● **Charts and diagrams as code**

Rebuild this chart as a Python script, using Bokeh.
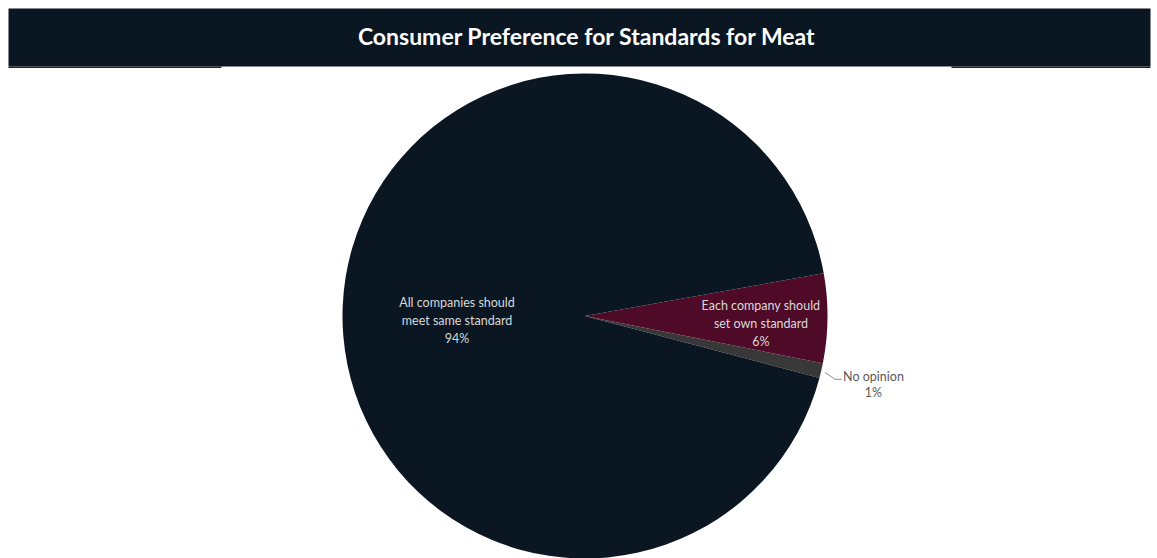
import numpy as np
from bokeh.plotting import figure
from bokeh.models import Range1d, BoxAnnotation, Label, ColumnDataSource
from bokeh.core.properties import value
from bokeh.embed import file_html
from bokeh.resources import INLINE

# ---- data ----
categories = ["No opinion", "Each company should set own standard", "All companies should meet same standard"]
label_lines = [["No opinion", "1%"], ["Each company should", "set own standard", "6%"], ["All companies should", "meet same standard", "94%"]]
percents = [1, 6, 94]
colors = ["#383838", "#4e0a27", "#0a1622"]

W, H = 1157, 558
p = figure(width=W, height=H, output_backend="svg", toolbar_location=None,
           x_range=Range1d(0, W), y_range=Range1d(0, H), min_border=0)
p.axis.visible = False
p.grid.visible = False
p.outline_line_color = None
p.background_fill_color = "white"
p.border_fill_color = "white"

# title bar
p.add_layout(BoxAnnotation(left=8, right=1150, bottom=492, top=550, fill_color="#0a1622", fill_alpha=1, line_color=None))
p.add_layout(BoxAnnotation(left=8, right=221, bottom=490.5, top=492, fill_color="#1e232a", fill_alpha=1, line_color=None))
p.add_layout(BoxAnnotation(left=951, right=1150, bottom=490.5, top=492, fill_color="#1e232a", fill_alpha=1, line_color=None))
p.add_layout(Label(x=586.5, y=523, text="Consumer Preference for Standards for Meat", text_color="white",
                   text_font="Lato", text_font_style="bold", text_font_size="23px",
                   text_align="center", text_baseline="middle"))

# pie
cx, cy, r = 584.5, 242.5, 242.5
vals = np.array(percents, dtype=float)
ang = vals / vals.sum() * 2 * np.pi
offset = np.deg2rad(-14.8)
ends = offset + np.cumsum(ang)
starts = ends - ang
src = ColumnDataSource(dict(start=starts, end=ends, color=colors, cat=categories))
p.wedge(x=cx, y=cy, radius=r, start_angle="start", end_angle="end", fill_color="color",
        line_color=None, source=src)

# labels
lab_pos = [(873, 174.5), (760.5, 235), (456.5, 238)]
lab_gap = [16, 18, 18]
lab_col = ["#595959", "#d9d9d9", "#d9d9d9"]
for lines, (lx, ly), gap, col in zip(label_lines, lab_pos, lab_gap, lab_col):
    n = len(lines)
    for i, t in enumerate(lines):
        yy = ly + (n - 1) / 2 * gap - i * gap
        p.text(x=[lx], y=[yy], text=[t], text_color=col, text_font=value("Lato"),
               text_font_size="12.5px", text_align="center", text_baseline="middle")

# leader line for No opinion
p.line(x=[824.5, 834.5, 841.5], y=[186, 179.2, 179.2], line_color="#8c8c8c", line_width=1)

open("out.html", "w").write(file_html(p, INLINE))
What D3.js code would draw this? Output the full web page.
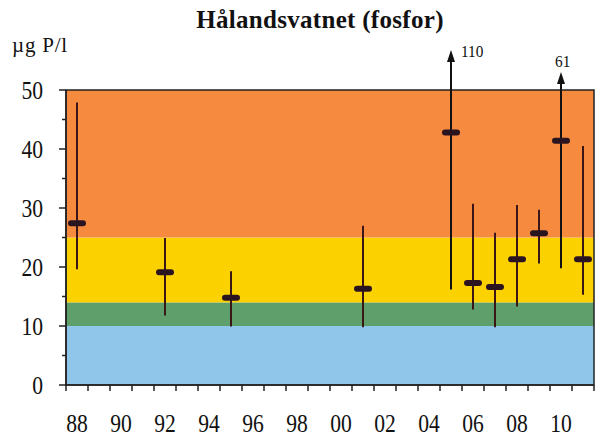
<!DOCTYPE html>
<html>
<head>
<meta charset="utf-8">
<script src="https://cdn.jsdelivr.net/npm/d3@7/dist/d3.min.js"></script>
<style>
  html, body { margin: 0; padding: 0; background: #fff; }
  svg { display: block; }
  text { font-family: "Liberation Serif", "Times New Roman", serif; fill: #111; }
</style>
</head>
<body>
<svg id="chart" width="596" height="437"></svg>
<script>
// Phosphorus (µg P/l) in Hålandsvatnet: mean with min–max range per sampled year
const years = d3.range(1988, 2012);
const sampleYears = [1988, 1992, 1995, 2001, 2005, 2006, 2007, 2008, 2009, 2010, 2011];
const meanValues  = [27.4, 19.1, 14.8, 16.3, 42.8, 17.3, 16.6, 21.3, 25.7, 41.4, 21.3];
const minValues   = [19.6, 11.8, 9.9,  9.8,  16.2, 12.8, 9.8,  13.3, 20.6, 19.8, 15.3];
const maxValues   = [47.9, 24.9, 19.3, 27.0, 110,  30.7, 25.8, 30.5, 29.7, 61,   40.5];

// Condition classes drawn as background bands
const classNames  = ["svært god", "god", "mindre god", "dårlig"];
const classLimits = [[0, 10], [10, 14], [14, 25], [25, 50]];
const classColors = ["#8fc6ea", "#5f9f6c", "#fcd100", "#f68b40"];

const yTicks = [0, 10, 20, 30, 40, 50];
const yMinorTicks = [5, 15, 25, 35, 45];
const xLabelYears = d3.range(1988, 2012, 2);

const svg = d3.select("#chart");
const plotLeft = 66, plotRight = 594, plotTop = 90, plotBottom = 385;
const squeeze = 0.83; // narrow numerals

const x = d3.scaleBand().domain(years).range([plotLeft, plotRight]).padding(0);
const y = d3.scaleLinear().domain([0, 50]).range([plotBottom, plotTop]);

// background classes
svg.append("g").selectAll("rect")
  .data(classLimits)
  .join("rect")
  .attr("x", plotLeft)
  .attr("width", plotRight - plotLeft)
  .attr("y", d => y(d[1]))
  .attr("height", d => y(d[0]) - y(d[1]))
  .attr("fill", (d, i) => classColors[i]);

// frame
svg.append("rect")
  .attr("x", plotLeft).attr("y", plotTop)
  .attr("width", plotRight - plotLeft).attr("height", plotBottom - plotTop)
  .attr("fill", "none").attr("stroke", "#222").attr("stroke-width", 1.5);

// y axis
const yAxis = svg.append("g").attr("transform", `translate(${plotLeft},0)`);
yAxis.append("line").attr("x1", 0).attr("x2", 0).attr("y1", y(50)).attr("y2", y(0))
  .attr("stroke", "#222").attr("stroke-width", 1.5);
yAxis.selectAll(".maj").data(yTicks).join("line")
  .attr("x1", -7).attr("x2", 0).attr("y1", d => y(d)).attr("y2", d => y(d))
  .attr("stroke", "#222").attr("stroke-width", 1.5);
yAxis.selectAll(".min").data(yMinorTicks).join("line")
  .attr("x1", -4).attr("x2", 0).attr("y1", d => y(d)).attr("y2", d => y(d))
  .attr("stroke", "#222").attr("stroke-width", 1.5);
yAxis.selectAll("text").data(yTicks).join("text")
  .attr("transform", d => `translate(-23,${y(d) + 9}) scale(${squeeze},1)`)
  .attr("text-anchor", "end").attr("font-size", 26)
  .text(d => d);

// x axis
const xAxis = svg.append("g");
xAxis.append("line").attr("x1", plotLeft).attr("x2", plotRight).attr("y1", plotBottom).attr("y2", plotBottom)
  .attr("stroke", "#222").attr("stroke-width", 1.5);
const boundaries = years.map(d => x(d)).concat([x(years[years.length - 1]) + x.bandwidth()]);
xAxis.selectAll(".tick").data(boundaries).join("line")
  .attr("x1", d => d).attr("x2", d => d).attr("y1", plotBottom).attr("y2", plotBottom + 6)
  .attr("stroke", "#222").attr("stroke-width", 1.5);
xAxis.selectAll("text").data(xLabelYears).join("text")
  .attr("transform", d => `translate(${x(d) + x.bandwidth() / 2},432) scale(${squeeze},1)`)
  .attr("text-anchor", "middle").attr("font-size", 26)
  .text(d => String(d % 100).padStart(2, "0"));

// range lines and mean marks
const data = sampleYears.map((yr, i) => ({ yr, mean: meanValues[i], lo: minValues[i], hi: maxValues[i] }));
const cx = d => x(d.yr) + x.bandwidth() / 2;
const arrowTip = { 2005: 50, 2010: 72 };
const lineTop = d => d.hi > 50 ? arrowTip[d.yr] + 8 : y(d.hi);

const marks = svg.append("g");
marks.selectAll("line.range").data(data).join("line")
  .attr("class", "range")
  .attr("x1", cx).attr("x2", cx)
  .attr("y1", d => y(d.lo))
  .attr("y2", lineTop)
  .attr("stroke", d => d.hi > 50 ? "#111" : "#3a1616")
  .attr("stroke-width", 2);

// arrowheads for maxima beyond the scale
const over = data.filter(d => d.hi > 50);
marks.selectAll("path.arrow").data(over).join("path")
  .attr("class", "arrow")
  .attr("d", d => {
    const t = arrowTip[d.yr], c = cx(d);
    return `M${c},${t} L${c + 4},${t + 12} L${c - 4},${t + 12} Z`;
  })
  .attr("fill", "#111");

marks.selectAll("rect.mean").data(data).join("rect")
  .attr("class", "mean")
  .attr("x", d => cx(d) - 9).attr("width", 18)
  .attr("y", d => y(d.mean) - 3).attr("height", 6)
  .attr("rx", 3)
  .attr("fill", "#2a1420");

// value labels for maxima beyond the scale
const overLabelPos = { 2005: [461, 57], 2010: [555, 67] };
svg.selectAll("text.over").data(over).join("text")
  .attr("class", "over")
  .attr("transform", d => `translate(${overLabelPos[d.yr][0]},${overLabelPos[d.yr][1]}) scale(0.9,1)`)
  .attr("font-size", 17)
  .text(d => d.hi);

// title and unit
svg.append("text").attr("x", 320).attr("y", 28).attr("text-anchor", "middle")
  .attr("font-size", 25).attr("font-weight", "bold").attr("letter-spacing", 0.3)
  .text("Hålandsvatnet (fosfor)");
svg.append("text").attr("x", 12).attr("y", 52).attr("font-size", 21).attr("letter-spacing", 0.8)
  .text("µg P/l");
</script>
</body>
</html>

● **Short problem**
Return, please, the exact lines from the beginning of the entries above through the line containing "from bokeh.resources import INLINE", both included; pictures are left out.

● **Exercise response**
Rebuild this chart as a Python script, using Bokeh.
import numpy as np
from bokeh.plotting import figure
from bokeh.models import Range1d, BoxAnnotation, Label, ColumnDataSource
from bokeh.core.properties import value
from bokeh.embed import file_html
from bokeh.resources import INLINE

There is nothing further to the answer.